03 May 2006
Namun diharapkan perluasan itu tidak mengubah fungsi hutan alam sehingga tidak mengganggu habitat satwa.
Hal itu ditegaskan Aktivis WWF Riau, Suhandri kepada detikcom, Selasa (02/05/2006).
Pernyataan itu disampaikan Suhandri sehubungan diterimanya surat tembusan dari Dirjen Pertanian soal daya saing kelapa sawit Indonesia mendapat tekanan di pasaran internasional dari dampak habitat gajah dikonversi untuk perkebunan sawit.
Menurut Suhandri, pihaknya dalam memberikan keterangan kepada wartawan soal konflik gajah dengan manusia di Riau, sama sekali tidak bermaksud untuk mempengaruhi harga pasaran kelapa sawit tersebut. Pihaknya hanya memberikan data tentang konflik yang tak kunjung teratasi di Riau karena habitat gajah yang terusik.

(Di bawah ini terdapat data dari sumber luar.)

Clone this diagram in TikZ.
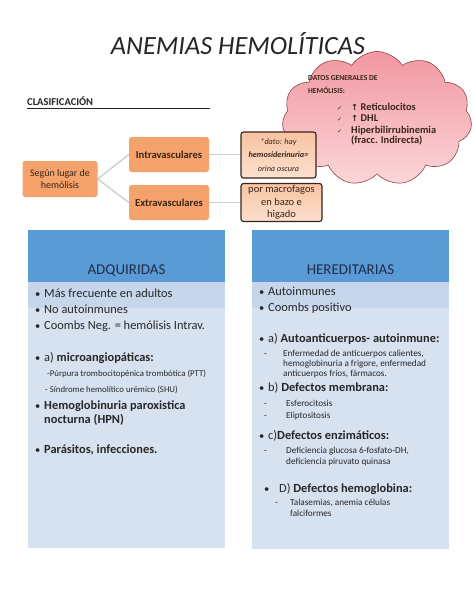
\documentclass[tikz,border=0pt]{standalone}
\usepackage{fontspec}
\setmainfont{Carlito}
\newfontfamily\dejavu{DejaVu Sans}
\usetikzlibrary{shapes.symbols}
\definecolor{orng}{HTML}{F5A26C}
\definecolor{peachA}{HTML}{F8C3A2}
\definecolor{peachB}{HTML}{FCE0CF}
\definecolor{hdrblue}{HTML}{5B9BD5}
\definecolor{bandblue}{HTML}{C6D7EC}
\definecolor{bodyblue}{HTML}{D7E2F1}
\definecolor{txt}{HTML}{262626}
\definecolor{navy}{HTML}{1F2D4A}
\definecolor{pinkA}{HTML}{F297A1}
\definecolor{pinkB}{HTML}{FBD6D9}
\definecolor{cloudline}{HTML}{8A4545}
\definecolor{conn}{HTML}{CFCFCF}
\definecolor{orngtxt}{HTML}{3A2418}
\tikzset{
  ln/.style={anchor=base west, inner sep=0pt, text=txt},
  big/.style={font=\fontsize{12.4}{14}\selectfont},
  bigb/.style={font=\fontsize{12.4}{14}\selectfont\bfseries},
  bul/.style={font=\fontsize{10.5}{12}\selectfont},
  small/.style={font=\fontsize{9.2}{11}\selectfont},
  lsmall/.style={font=\fontsize{8.8}{10}\selectfont},
  ctxt/.style={anchor=base west, inner sep=0pt, text=orngtxt, font=\fontsize{10.4}{11}\selectfont\bfseries},
  obox/.style={draw=none, fill=orng, rounded corners=2.5pt, text=orngtxt, align=center, inner sep=0pt},
  pbox/.style={draw=orngtxt, line width=1.1pt, rounded corners=2.5pt, top color=peachA, bottom color=peachB, text=orngtxt, align=center, inner sep=0pt},
  panel/.style={anchor=north west, inner sep=0pt, draw=none},
  link/.style={draw=conn, line width=1.4pt}
}
\begin{document}
\begin{tikzpicture}[x=1pt,y=-1pt]
\useasboundingbox (0,0) rectangle (474,614);
\fill[white] (0,0) rectangle (474,614);

% cloud
\node[cloud, cloud puffs=11, cloud puff arc=115, aspect=1.45, draw=cloudline, line width=0.6pt,
  top color=pinkA, bottom color=pinkB, minimum width=190pt, minimum height=134pt, inner sep=0pt] (cloud) at (377,118.5) {};

% title
\node[inner sep=0pt, text=txt, font=\fontsize{26.3}{28}\selectfont\itshape] (title) at (238,44) {ANEMIAS HEMOLÍTICAS};

% cloud text
\node[ln, font=\fontsize{7.6}{9}\selectfont\bfseries, text=orngtxt] (dg1) at (308,80.5) {DATOS GENERALES DE};
\node[ln, font=\fontsize{7.6}{9}\selectfont\bfseries, text=orngtxt] (dg2) at (308,93.5) {HEMÓLISIS:};
\node[ln, font=\fontsize{6}{7}\selectfont\dejavu, text=orngtxt] (ck1) at (337,110.5) {✓};
\node[ln, font=\fontsize{6}{7}\selectfont\dejavu, text=orngtxt] (ck2) at (337,121.5) {✓};
\node[ln, font=\fontsize{6}{7}\selectfont\dejavu, text=orngtxt] (ck3) at (337,133) {✓};
\node[ctxt] (it1) at (351,110.5) {{\dejavu\bfseries\fontsize{8.5}{9}\selectfont ↑} Reticulocitos};
\node[ctxt] (it2) at (351,121.5) {{\dejavu\bfseries\fontsize{8.5}{9}\selectfont ↑} DHL};
\node[ctxt] (it3) at (351,133) {Hiperbilirrubinemia};
\node[ctxt] (it4) at (351,143.5) {(fracc. Indirecta)};

% clasificacion
\node[ln, font=\fontsize{10.5}{12}\selectfont\bfseries] (clas) at (27,105.5) {CLASIFICACIÓN};
\draw[txt, line width=0.8pt] (clas.base west) ++(0,2.5) -- (210,108);

% orange boxes
\node[obox, minimum width=75pt, minimum height=36pt, font=\fontsize{10}{12}\selectfont] (seg) at (60,179) {Según lugar de\\hemólisis};
\node[obox, minimum width=80pt, minimum height=35pt, font=\fontsize{10.6}{12}\selectfont\bfseries] (intra) at (169,154.5) {Intravasculares};
\node[obox, minimum width=80pt, minimum height=35pt, font=\fontsize{10.6}{12}\selectfont\bfseries] (extra) at (169,202.5) {Extravasculares};
\node[pbox, minimum width=75pt, minimum height=46pt, font=\fontsize{8.2}{13.3}\selectfont\itshape] (note) at (278.5,155) {*dato: hay\\\textbf{hemosiderinuria=}\\orina oscura};
\node[pbox, minimum width=81pt, minimum height=38pt, font=\fontsize{10.5}{12.3}\selectfont] (macro) at (281.5,202.5) {por macrofagos\\en bazo e\\higado};
\draw[link] (seg.east) -- (intra.west);
\draw[link] (seg.east) -- (extra.west);
\draw[link] (intra.east) -- (note.west|-intra.east);
\draw[link] (extra.east) -- (macro.west|-extra.east);

% panels
\node[panel, fill=bodyblue, minimum width=197pt, minimum height=318pt] (lp) at (28,230) {};
\node[panel, fill=bandblue, minimum width=197pt, minimum height=26pt] (lband) at (28,282) {};
\node[panel, fill=hdrblue, minimum width=197pt, minimum height=52pt] (lh) at (28,230) {};
\node[panel, fill=bodyblue, minimum width=197pt, minimum height=319pt] (rp) at (252,230) {};
\node[panel, fill=bandblue, minimum width=197pt, minimum height=26pt] (rband) at (252,282) {};
\node[panel, fill=hdrblue, minimum width=197pt, minimum height=52pt] (rh) at (252,230) {};
\node[ln, anchor=base, text=navy, font=\fontsize{15}{17}\selectfont] (adq) at (126.5,274) {ADQUIRIDAS};
\node[ln, anchor=base, text=navy, font=\fontsize{15}{17}\selectfont] (her) at (350.5,274) {HEREDITARIAS};

% left panel text
\node[ln, bul] (lb1) at (35,297) {•}; \node[ln, big] (lt1) at (44,297) {Más frecuente en adultos};
\node[ln, bul] (lb2) at (35,313) {•}; \node[ln, big] (lt2) at (44,313) {No autoinmunes};
\node[ln, bul] (lb3) at (35,329) {•}; \node[ln, big] (lt3) at (44,329) {Coombs Neg. = hemólisis Intrav.};
\node[ln, bul] (lb4) at (35,361) {•}; \node[ln, big] (lt4) at (44,361) {a) \textbf{microangiopáticas:}};
\node[ln, lsmall] (ls1) at (47,376.5) {-Púrpura trombocitopénica trombótica (PTT)};
\node[ln, lsmall] (ls2) at (45,392.5) {- Síndrome hemolítico urémico (SHU)};
\node[ln, bul] (lb5) at (35,409) {•}; \node[ln, bigb] (lt5) at (44,409) {Hemoglobinuria paroxistica};
\node[ln, bigb] (lt6) at (44,423) {nocturna (HPN)};
\node[ln, bul] (lb7) at (35,453) {•}; \node[ln, bigb] (lt7) at (44,453) {Parásitos, infecciones.};

% right panel text
\node[ln, bul] (rb1) at (259,295) {•}; \node[ln, big] (rt1) at (268,295) {Autoinmunes};
\node[ln, bul] (rb2) at (259,311) {•}; \node[ln, big] (rt2) at (268,311) {Coombs positivo};
\node[ln, bul] (rb3) at (259,342) {•}; \node[ln, big] (rt3) at (268,342) {a) \textbf{Autoanticuerpos- autoinmune:}};
\node[ln, small] (rd1) at (264,356) {-}; \node[ln, small] (rs1) at (283,356) {Enfermedad de anticuerpos calientes,};
\node[ln, small] (rs2) at (283,366) {hemoglobinuria a frigore, enfermedad};
\node[ln, small] (rs3) at (283,376) {anticuerpos fríos, fármacos.};
\node[ln, bul] (rb4) at (259,391) {•}; \node[ln, big] (rt4) at (268,391) {b) \textbf{Defectos membrana:}};
\node[ln, small] (rd2) at (264,406) {-}; \node[ln, small] (rs4) at (286,406) {Esferocitosis};
\node[ln, small] (rd3) at (264,418) {-}; \node[ln, small] (rs5) at (286,418) {Eliptositosis};
\node[ln, bul] (rb5) at (259,439) {•}; \node[ln, big] (rt5) at (268,439) {c)\textbf{Defectos enzimáticos:}};
\node[ln, small] (rd4) at (264,453) {-}; \node[ln, small] (rs6) at (286,453) {Deficiencia glucosa 6-fosfato-DH,};
\node[ln, small] (rs7) at (286,464) {deficiencia piruvato quinasa};
\node[ln, bul] (rb6) at (264,492) {•}; \node[ln, big] (rt6) at (279,492) {D) \textbf{Defectos hemoglobina:}};
\node[ln, small] (rd5) at (275,505) {-}; \node[ln, small] (rs8) at (290,505) {Talasemias, anemia células};
\node[ln, small] (rs9) at (290,516) {falciformes};
\end{tikzpicture}
\end{document}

"WWF tidak pernah menghalangi rencana pemerintah daerah akan perluasan perkebunan sawit untuk menunjang perekonomian secara luas. Hanya saja kita mengharapkan perluasan tersebut tidak mengorbankan kawasan hutan alam," kata Suhandri.
Dia menyarankan, perluasan perkebunan sawit hendaknya benar-benar melihat secara jeli soal fungsi hutan. Selama ini pemerintah Riau mengaku adanya lahan kritis yang mencapai ratusan ribu hektar. Tapi anehnya, ketika lahan kritis ini benar-benar dicari, pemerintah daerah mengaku tidak menemukan hal itu.
"Mestinya, lahan kritis ini bisa dijadikan perluasan perkebunan sawit. Dengan demikian tidak mengganggu habitat gajah. Tapi nyatakan, masih banyak perluasan sawit di Riau justru mengorbankan kawasan hutan alam. Ini jelas mengganggu habitat gajah," katanya.
Sedangkan aktivis WWF lainnya, Nurchalis Fadli mengatakan, isu soal kematian gajah di Riau tidak perlu ditutupi-tutupi. Walau dampak negatif atas pemberitaan itu, justru mempengaruhi harga jual CPO Indonesia dimata internasional sesuai dengan pengakuan Dirjen Pertanian RI.
"Kita tidak bertujuan membuat terpuruk harga minyak sawit di mata internasional. Kita hanya berharap pemerintah bisa benar-benar menegakan hukum yang telah mereka buat sendiri," kata Fadli.
Fadli menilai, selama ini pemerintah pusat dan daerah tidak pernah menegakkan hukum dari status hukum hutan yang telah ditetapkan. Dia mencontohkan, pemerintah telah menetapkan kawasan Hutan Marga Satwa (HMS) Balai Raja di Kabupaten Bengkalis, Riau.
Tapi anehnya, HMS yang memiliki kekuatan hukum sebagai kawasan habitat satwa langka, malah beralihfungsi menjadi perkampungan dan perkebunan sawit.
"Ini menunjukan pemerintah kita sendiri yang tidak konsekuen dalam menjalan status hukum hutan tersebut. Akibatnya, terjadi konflik gajah dengan mansia di sana. Dan kalau terjadi konflik, gajah yang selalu dipersalahkan dan direlokasi dari habitatnya sendiri," kata Fadli.